Black Hills comes from the vivid imagination of Dan Simmons, author of previous lengthy best-selling historical novels The Terror and Drood. The book is long, entertaining, and wonderfully descriptive, though it lapses into excessive wordiness at times. The epic story encompasses seven decades of Paha Sapa's life and treats the reader to diverse settings ranging from the Black Hills of South Dakota to the "White City" of the Chicago World's Fair. Told in a nonlinear fashion, much of it in present tense, the story can be difficult to follow, particularly toward the beginning of the book before the reader is accustomed to the back-and-forth, decade-skipping flow of the narrative.
The main plot centers around the construction of the Mount Rushmore memorial, carved into a mountain sacred to the Lakota tribe. Paha Sapa signs on as a powderman on the blasting crew, hoping to fulfill a destiny revealed to him as a child in a vision: to stop the wasicus--the white "fat takers"--from destroying the Black Hills. Other story lines include Paha Sapa's wonderful coming of age as a Lakota visionary, a too-brief romantic interlude in Chicago, and the underlying saga of America's growing-up years through the early twentieth century.
The book's key strength, aside from Simmons's often beautiful descriptions of vivid settings, is its imaginative retellings of actual events, most notably the construction of Mount Rushmore. Simmons tips his hat to other key historical events as well, including the building of the Brooklyn Bridge in a well-researched and fascinating chapter. Lakota culture, language, and spirituality is explored throughout.

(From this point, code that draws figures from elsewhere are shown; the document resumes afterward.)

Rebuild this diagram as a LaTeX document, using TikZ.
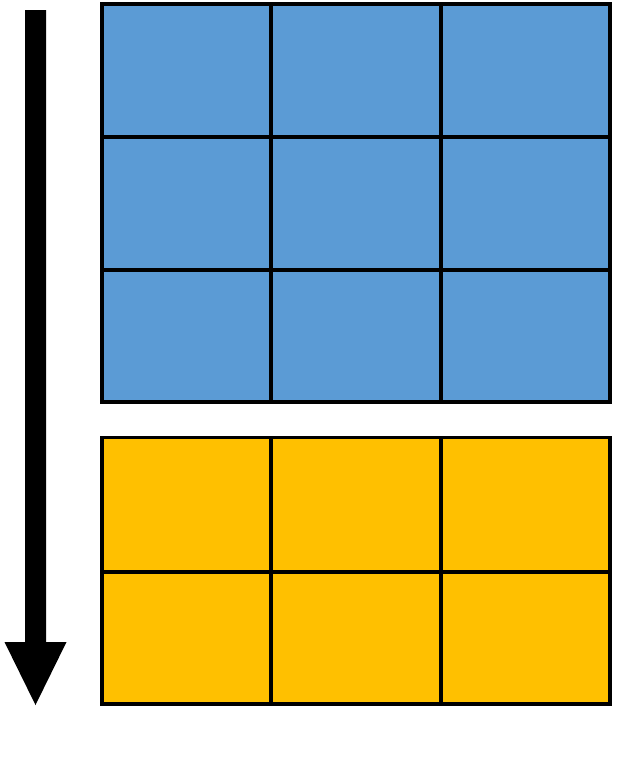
\documentclass[tikz,border=0pt]{standalone}
\definecolor{cellblue}{HTML}{5B9BD5}
\definecolor{cellyellow}{HTML}{FFC000}
\begin{document}
\begin{tikzpicture}[x=1pt,y=-1pt,
  gridline/.style={line width=3.5pt,black},
  arrowfill/.style={fill=black}]
\useasboundingbox (0,0) rectangle (634,769);
% blue block
\fill[cellblue] (102,4) rectangle (610,402);
\draw[gridline] (102,4) rectangle (610,402);
\foreach \x in {271,441} \draw[gridline] (\x,4) -- (\x,402);
\foreach \y in {137,270} \draw[gridline] (102,\y) -- (610,\y);
% yellow block
\fill[cellyellow] (102,437.5) rectangle (610,704);
\draw[gridline] (102,437.5) rectangle (610,704);
\foreach \x in {271,441} \draw[gridline] (\x,437.5) -- (\x,704);
\draw[gridline] (102,572) -- (610,572);
% arrow
\fill[arrowfill] (25,10) -- (46,10) -- (46,642) -- (66.5,642) -- (35.5,705) -- (4.5,642) -- (25,642) -- cycle;
\end{tikzpicture}
\end{document}
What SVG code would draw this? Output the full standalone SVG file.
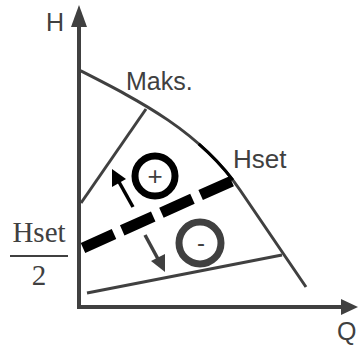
<svg xmlns="http://www.w3.org/2000/svg" width="358" height="348" viewBox="0 0 358 348">
<style>
.t{font-family:"Liberation Sans",Arial,sans-serif;fill:#404040}
.s{font-family:"Liberation Serif","Times New Roman",serif;fill:#404040}
.ln{stroke:#404040;stroke-width:3;fill:none}
</style>
<rect width="358" height="348" fill="#fff"/>
<g id="axes">
<line x1="79" y1="25" x2="79" y2="309" stroke="#404040" stroke-width="4"/>
<polygon points="79,5 71,27 87,27" fill="#404040"/>
<line x1="77" y1="307" x2="343" y2="307" stroke="#404040" stroke-width="4"/>
<polygon points="358,307 341,299 341,315" fill="#404040"/>
<text class="t" x="46" y="31" font-size="25">H</text>
<text class="t" x="337" y="340" font-size="25">Q</text>
</g>
<g id="curve-max">
<path class="ln" d="M79,70 C138,100 200,131 240,190 L306,287"/>
<path d="M198.7,143.9 C214,157.1 228,172.3 240,190" stroke="#000" stroke-width="3" fill="none" stroke-dasharray="50 200"/>
<text class="t" x="126" y="90" font-size="25">Maks.</text>
</g>
<g id="hset">
<text class="t" x="233" y="168" font-size="26">Hset</text>
</g>
<g id="connectors">
<line class="ln" x1="146" y1="109" x2="81" y2="203"/>
<line class="ln" x1="87" y1="293" x2="282" y2="255"/>
<line x1="83" y1="248" x2="232" y2="181" stroke="#000" stroke-width="11" stroke-dasharray="34 9"/>
<line x1="133" y1="207" x2="119" y2="182" stroke="#000" stroke-width="3.5"/>
<polygon points="112,169 112,187 126,179" fill="#000"/>
<line x1="145" y1="235" x2="158" y2="259" stroke="#404040" stroke-width="3.5"/>
<polygon points="165,272 151,261 165,254" fill="#404040"/>
</g>
<g id="plus">
<circle cx="155" cy="176" r="20" fill="none" stroke="#000" stroke-width="7"/>
<text class="t" x="155" y="185" font-size="26" text-anchor="middle" font-weight="300">+</text>
</g>
<g id="minus">
<circle cx="200" cy="243" r="21" fill="none" stroke="#404040" stroke-width="7"/>
<text class="t" x="201" y="251" font-size="24" text-anchor="middle">-</text>
</g>
<g id="fraction">
<text class="s" x="39" y="242" font-size="29" text-anchor="middle">Hset</text>
<line x1="10" y1="256" x2="68" y2="256" stroke="#404040" stroke-width="2"/>
<text class="s" x="39" y="285" font-size="29" text-anchor="middle">2</text>
</g>
</svg>
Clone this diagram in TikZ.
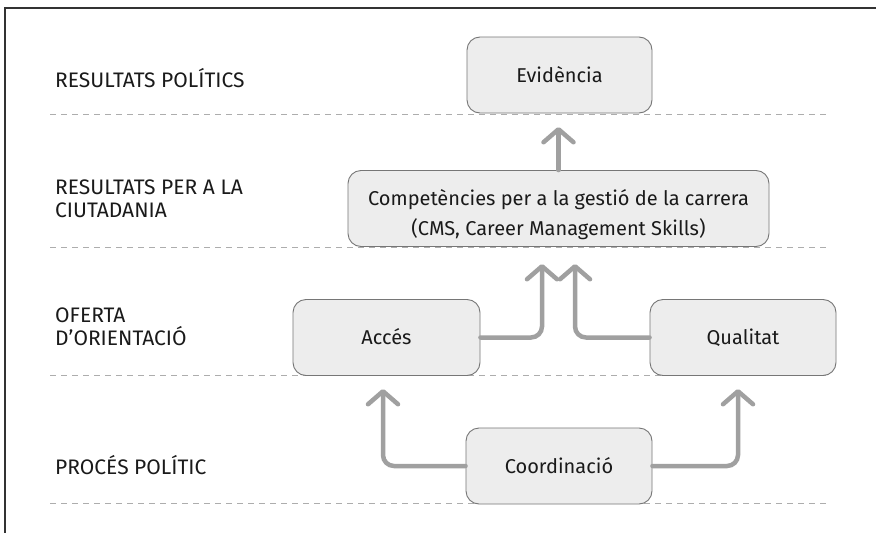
\documentclass[tikz,border=0pt]{standalone}
\usepackage{fontspec}
\setmainfont{Fira Sans}
\usetikzlibrary{arrows.meta}
\definecolor{boxfill}{HTML}{EDEDED}
\definecolor{boxline}{HTML}{767676}
\definecolor{arrgray}{HTML}{A0A0A0}
\definecolor{dashgray}{HTML}{ADADAD}
\definecolor{framegray}{HTML}{333333}
\definecolor{txt}{HTML}{1A1A1A}
\tikzset{
  boxnode/.style={draw=boxline, fill=boxfill, line width=0.9pt, rounded corners=13pt,
    minimum height=76pt, inner sep=0pt, font=\fontsize{20}{24}\selectfont, text=txt},
  levellabel/.style={anchor=base west, inner sep=0pt, align=left,
    font=\fontsize{21}{23}\selectfont, text=txt},
  sepline/.style={dashgray, line width=1pt, dash pattern=on 6pt off 5pt},
  flow/.style={arrgray, line width=4.5pt, rounded corners=11pt, line cap=round,
    -{Straight Barb[length=13pt,width=30pt,line cap=round,line join=round]}}
}
\begin{document}
\begin{tikzpicture}[x=1pt,y=-1pt]
\useasboundingbox (0,0) rectangle (876,533);
\fill[white] (0,0) rectangle (876,533);
\draw[framegray, line width=1.3pt] (5,533) -- (5,8) -- (876,8);

% level separators
\draw[sepline] (50,114) -- (830,114);
\draw[sepline] (50,247) -- (830,247);
\draw[sepline] (50,375) -- (830,375);
\draw[sepline] (50,503) -- (830,503);

% level labels (base anchor = baseline of last line)
\node[levellabel] (l1) at (55,87) {RESULTATS POLÍTICS};
\node[levellabel] (l2) at (55,217) {RESULTATS PER A LA\\CIUTADANIA};
\node[levellabel] (l3) at (55,345) {OFERTA\\D’ORIENTACIÓ};
\node[levellabel] (l4) at (55,474) {PROCÉS POLÍTIC};

% boxes
\node[boxnode, minimum width=185pt, text height=14pt, text depth=0pt] (ev) at (559.5,75) {Evidència};
\node[boxnode, minimum width=421pt, align=center, text height=53pt, text depth=0pt] (cms) at (558.5,208.5)
  {Competències per a la gestió de la carrera\\[6pt](CMS, Career Management Skills)};
\node[boxnode, minimum width=187pt, text height=14pt, text depth=0pt] (acc) at (386.5,337.5) {Accés};
\node[boxnode, minimum width=186pt, text height=14pt, text depth=0pt] (qual) at (743,337.5) {Qualitat};
\node[boxnode, minimum width=186pt, text height=14pt, text depth=0pt] (coord) at (559,466) {Coordinació};

% arrow end points
\coordinate (t1) at (558.5,127);
\coordinate (t2) at (542,264);
\coordinate (t3) at (575,264);
\coordinate (t4) at (383,389);
\coordinate (t5) at (738,389);

% connectors
\draw[flow] (cms.north) -- (t1);
\draw[flow] (acc.east) -| (t2);
\draw[flow] (qual.west) -| (t3);
\draw[flow] (coord.west) -| (t4);
\draw[flow] (coord.east) -| (t5);
\end{tikzpicture}
\end{document}
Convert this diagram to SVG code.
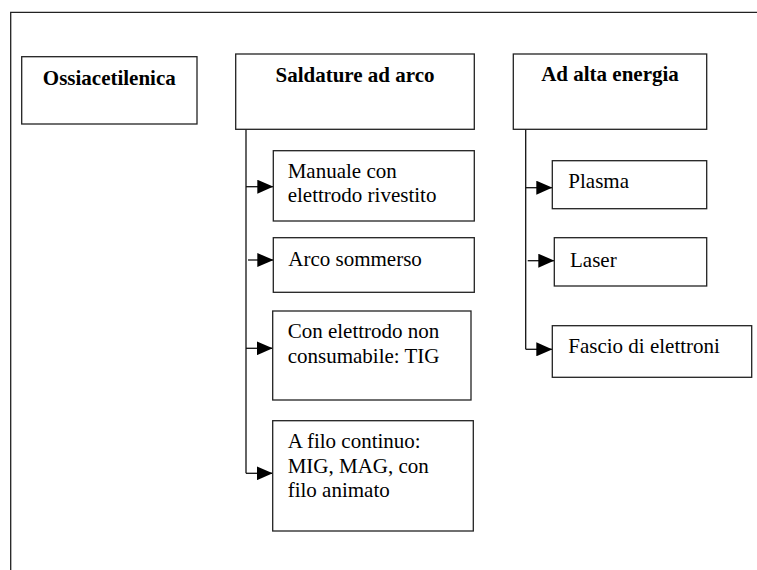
<svg xmlns="http://www.w3.org/2000/svg" width="757" height="570" viewBox="0 0 757 570">
<style>
.box{fill:#fff;stroke:#222;stroke-width:1.3}
.frame{fill:none;stroke:#222;stroke-width:1.3}
.t{font-family:"Liberation Serif","Times New Roman",serif;font-size:21px;fill:#000}
.b{font-weight:bold}
.c{stroke:#111;stroke-width:1.3;fill:none}
</style>
<defs>
<marker id="ah" markerWidth="16" markerHeight="14" refX="16" refY="7" orient="auto" markerUnits="userSpaceOnUse">
<path d="M0,0 L16,7 L0,14 z" fill="#000"/>
</marker>
</defs>
<rect width="757" height="570" fill="#fff"/>
<path class="frame" d="M10.7,575 V12.3 H765"/>
<g id="connectors">
<path class="c" d="M246,129.3 V473.3"/>
<path class="c" d="M246,186.7 H273.3" marker-end="url(#ah)"/>
<path class="c" d="M248,260 H273.3" marker-end="url(#ah)"/>
<path class="c" d="M246,348.3 H272.7" marker-end="url(#ah)"/>
<path class="c" d="M246,473.3 H272.7" marker-end="url(#ah)"/>
<path class="c" d="M525.7,129.3 V349.3"/>
<path class="c" d="M525.7,187.7 H552.3" marker-end="url(#ah)"/>
<path class="c" d="M527.7,260.7 H554.3" marker-end="url(#ah)"/>
<path class="c" d="M525.7,349.3 H552.3" marker-end="url(#ah)"/>
</g>
<g id="ossiacetilenica">
<rect class="box" x="21.7" y="56.7" width="175.3" height="67.3"/>
<text class="t b" x="109.3" y="85" text-anchor="middle">Ossiacetilenica</text>
</g>
<g id="saldature">
<rect class="box" x="235.7" y="54" width="238.6" height="75.3"/>
<text class="t b" x="355" y="81.5" text-anchor="middle">Saldature ad arco</text>
</g>
<g id="alta-energia">
<rect class="box" x="513.3" y="54" width="193.4" height="75.3"/>
<text class="t b" x="610" y="80.7" text-anchor="middle">Ad alta energia</text>
</g>
<g id="manuale">
<rect class="box" x="273.3" y="150.7" width="201" height="70.3"/>
<text class="t" x="287.7" y="177.7">Manuale con</text>
<text class="t" x="287.7" y="202.3">elettrodo rivestito</text>
</g>
<g id="arco-sommerso">
<rect class="box" x="273.3" y="237.7" width="201" height="54.6"/>
<text class="t" x="288.3" y="266">Arco sommerso</text>
</g>
<g id="tig">
<rect class="box" x="272.7" y="311" width="198.3" height="89"/>
<text class="t" x="287.7" y="337.7">Con elettrodo non</text>
<text class="t" x="287.7" y="363.3">consumabile: TIG</text>
</g>
<g id="filo-continuo">
<rect class="box" x="272.7" y="420.7" width="200.6" height="110.3"/>
<text class="t" x="287.7" y="448.3">A filo continuo:</text>
<text class="t" x="287.7" y="473">MIG, MAG, con</text>
<text class="t" x="287.7" y="497.3">filo animato</text>
</g>
<g id="plasma">
<rect class="box" x="552.3" y="160.7" width="154.4" height="48"/>
<text class="t" x="568.3" y="188">Plasma</text>
</g>
<g id="laser">
<rect class="box" x="554.3" y="237.7" width="152.4" height="48.3"/>
<text class="t" x="570" y="266.7">Laser</text>
</g>
<g id="fascio">
<rect class="box" x="552.3" y="325.7" width="199.4" height="51.6"/>
<text class="t" x="568.3" y="353.3">Fascio di elettroni</text>
</g>
</svg>
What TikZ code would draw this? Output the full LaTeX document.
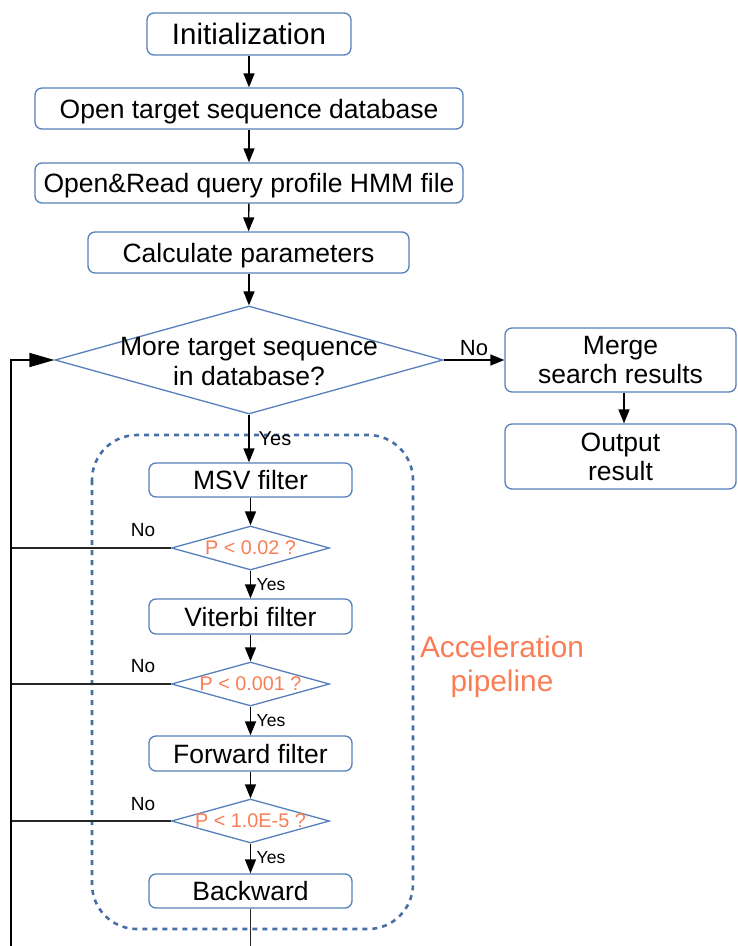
\documentclass[tikz,border=0pt]{standalone}
\usepackage{fontspec}
\setmainfont{Liberation Sans}
\usetikzlibrary{arrows.meta,shapes.geometric}
\definecolor{boxline}{RGB}{86,128,186}
\definecolor{pipeblue}{RGB}{72,110,168}
\definecolor{accent}{RGB}{250,125,85}
\tikzset{
  stepbox/.style={draw=boxline, line width=1.3pt, rounded corners=7pt, fill=white,
    inner sep=0pt, font=\fontsize{26.5}{29}\selectfont, align=center},
  oneline/.style={text height=19pt, text depth=0pt},
  dia/.style={draw=boxline, line width=1.3pt, diamond, inner sep=0pt, fill=white},
  flow/.style={line width=1.4pt, -{Triangle[length=14pt,width=11pt]}},
  plainline/.style={line width=1.4pt, black!85},
  ynlabel/.style={font=\fontsize{19}{22}\selectfont, inner sep=0pt},
  ptext/.style={font=\fontsize{19.8}{22}\selectfont, text=accent, inner sep=0pt}
}
\begin{document}
\begin{tikzpicture}[x=1pt,y=-1pt]
\useasboundingbox (0,0) rectangle (737,946);

% pipeline frame
\draw[pipeblue, line width=2.6pt, dash pattern=on 5pt off 5pt, rounded corners=45pt]
  (92,435) rectangle (413,929);
\node[font=\fontsize{29.8}{34}\selectfont, text=accent, align=center] (accel) at (502,667)
  {Acceleration\\pipeline};

% main column
\node[stepbox, minimum width=204pt, minimum height=42pt, font=\fontsize{29.5}{34}\selectfont,
  text height=21pt, text depth=0pt] (init) at (249,34) {Initialization};
\node[stepbox, oneline, minimum width=428pt, minimum height=41pt] (opendb) at (249,108.5)
  {Open target sequence database};
\node[stepbox, oneline, minimum width=428pt, minimum height=40pt] (openq) at (249,183)
  {Open\&Read query profile HMM file};
\node[stepbox, oneline, minimum width=321pt, minimum height=41pt] (calc) at (248.5,252.5)
  {Calculate parameters};
\node[dia, minimum width=388pt, minimum height=108pt] (more) at (249,360) {};
\node[font=\fontsize{26.5}{30}\selectfont, align=center, inner sep=0pt] (moretext) at (249,362)
  {More target sequence\\in database?};

% right branch
\node[stepbox, minimum width=231pt, minimum height=64pt] (merge) at (620.5,360)
  {Merge\\search results};
\node[stepbox, minimum width=231pt, minimum height=65pt] (out) at (620.5,456.5)
  {Output\\result};

% filters
\node[stepbox, oneline, minimum width=203pt, minimum height=34pt] (msv) at (250.5,480) {MSV filter};
\node[dia, minimum width=158pt, minimum height=44pt] (p1) at (250.5,548) {};
\node[ptext] (p1t) at (250.5,548) {P < 0.02 ?};
\node[stepbox, oneline, minimum width=203pt, minimum height=35pt] (vit) at (250.5,616.5) {Viterbi filter};
\node[dia, minimum width=158pt, minimum height=44pt] (p2) at (250.5,684) {};
\node[ptext] (p2t) at (250.5,684) {P < 0.001 ?};
\node[stepbox, oneline, minimum width=203pt, minimum height=35pt] (fwd) at (250.5,753.5) {Forward filter};
\node[dia, minimum width=158pt, minimum height=44pt] (p3) at (250.5,821) {};
\node[ptext] (p3t) at (250.5,821) {P < 1.0E-5 ?};
\node[stepbox, oneline, minimum width=203pt, minimum height=34pt] (bwd) at (250.5,891) {Backward};

% free ends
\coordinate (loopbot) at (11,946);
\coordinate (exit) at (250.5,946);

% connectors
\draw[flow] (init) -- (opendb);
\draw[flow] (opendb) -- (openq);
\draw[flow] (openq) -- (calc);
\draw[flow] (calc.south -| more.north) -- (more.north);
\draw[flow] (more.east) -- (merge.west);
\draw[flow] (merge.south -| 624,0) -- (out.north -| 624,0);
\draw[flow] (more.south) -- (more.south |- msv.north);
\draw[flow] (msv) -- (p1);
\draw[flow] (p1) -- (vit);
\draw[flow] (vit) -- (p2);
\draw[flow] (p2) -- (fwd);
\draw[flow] (fwd) -- (p3);
\draw[flow] (p3) -- (bwd);
\draw[plainline] (bwd.south) -- (exit);

% loop back to the decision
\draw[plainline] (p1.west) -- (p1.west -| loopbot);
\draw[plainline] (p2.west) -- (p2.west -| loopbot);
\draw[plainline] (p3.west) -- (p3.west -| loopbot);
\draw[line width=1.6pt, -{Triangle[length=25pt,width=14pt]}] (loopbot) |- (more.west);

% branch labels
\node[ynlabel, font=\fontsize{22}{24}\selectfont] (no0) at (474,348) {No};
\node[ynlabel, font=\fontsize{20}{22}\selectfont] (yes0) at (275,439) {Yes};
\node[ynlabel] (no1) at (143,530) {No};
\node[ynlabel] (no2) at (143,666) {No};
\node[ynlabel] (no3) at (143,804) {No};
\node[ynlabel, font=\fontsize{17.5}{20}\selectfont] (yes1) at (271,585) {Yes};
\node[ynlabel, font=\fontsize{17.5}{20}\selectfont] (yes2) at (271,721) {Yes};
\node[ynlabel, font=\fontsize{17.5}{20}\selectfont] (yes3) at (271,858) {Yes};
\end{tikzpicture}
\end{document}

The book contains a fair amount of language, though most of it fits the settings and characters. Less appropriate are a number of bizarrely and unnecessarily explicit accounts of marital intimacy from the point of view of Custer's ghost.
Unfortunately, like many long books, Black Hills fails to end when it should; the last fifty pages are a strange departure from the lyrical beauty of the rest of the book, as the author launches into a seemingly agenda-driven tirade against humanity's affects on nature.
Overall, however, the book is highly enjoyable and well worth the not inconsiderable time it takes to complete. Flawed yet replete with flashes of brilliance, the book will entertain, educate, and move readers as it delves into the always strained and occasionally beautiful relationship between a nation's past and its future.